The Art of Conversation: The Key to Family Communication

When listing problems that business families face, communication is usually one of the first things people mention. 

 

Because it’s seen as a “big” problem, many people think that it requires a “big” solution

I beg to differ.


“100 One-Minute Conversations”

The initial idea for this post came from something I saw online recently, that talked about “100 one-minute conversations”, which in most cases are a better way to go than just having one, long, 100-minute discussion.

I wish I’d saved it so I could credit the source, because Googling it didn’t help me solve the mystery.

In any event, it lines up nicely with some of the other things I’ve talked about before, notably here: The Dimmer Switch vs. the On/Off

 

Clearing Up Any Illusions

My favourite quote about communication is from George Bernard Shaw, “The biggest problem with communication is the illusion that it has taken place”.

Let me spell it out just in case you didn’t get it.  

The biggest problem for people communicating with each other is when the person who says something believes that the receiver heard and understood them, and they’re wrong, but they assume they’re right.

Why did I take the time to spell that out? 

Because if I continued this blog while assuming that you understood what I meant, but you didn’t, then I would have been committing the exact faux pas that I was trying to explain.

The Art of Conversation: The Key to Family Communication

Conversations as a Subset of Communication

Of course communication comprises much more than verbal discussions, which are in fact only a small fraction of the entire communication “platform” that any enterprising family uses.

These families need to share lots of information to remain united enough to properly manage the assets they own together.

But while everyone can see what’s written in a family newsletter or on their Facebook page, I contend that it’s in the smaller groups, and the quicker, more regular conversations, that the most important communication actually happens.

Yes, you need to have the big formal, structural communication platforms, but, and it’s a big but, if that’s all you have, then there’s a lot missing.

 

Heart to Heart

The simplest way to make this point is to consider the expression “Heart to heart”. 

What makes family businesses different from other businesses is the family element.  Plain old communication might be sufficient for “regular companies”, but for a family business, being owned and run by a family, there needs to be a lot more heart.

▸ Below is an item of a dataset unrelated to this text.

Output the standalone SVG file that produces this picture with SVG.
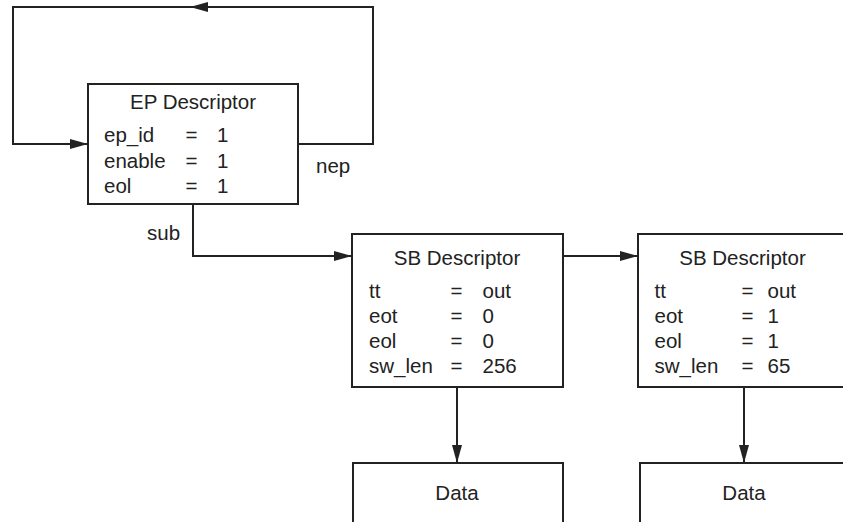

I don’t think I’ve ever heard anyone talk about “heart to heart communication”, by I know I’ve heard people mention a “heart to heart talk”, or “heart to heart conversation”.

 

The (Lost) Art of Conversation

Speaking of expressions, we’ve all heard about the “art of conversation”, and I contend that in some ways all of the technology we’ve been using to communicate has made conversing together a bit of a lost art.

But here’s the good news, and I even just Googled it to make sure it makes sense.

You can get better at it, with practice. Yes, I just searched “do you practice art” to make sure, and I got plenty of hits.

Whether it’s playing music, or painting, or sculpting, one improves the more one practices their favourite art.

And so it is with conversations.

 

Small Groups, One-on-One

Conversations can happen all the time, mostly in small groups or even simply one-on-one situations.

They don’t necessarily have to be structured, scripted or planned in advance, and in reality, the more natural and free flowing they are, the better.

Sometimes the hardest thing about them is just making them happen, especially now that simply picking up the phone to call someone seems to rarely happen these days.

 

Conversations With Your Coach

One of my favourite ways of actually putting some structure to conversations is to have them be regularly scheduled.

I have a call over Zoom with my coach every week, and I have calls with my coaching clients typically every other week, which seems to work well.

Having things “on the calendar” might be the best way to make sure that you’re staying in touch enough.

 

Seven Years Later

Way back in 2013 I wrote Having Conversations, Not Just Communicating. And I guess it’s still just as valid today as it was back then.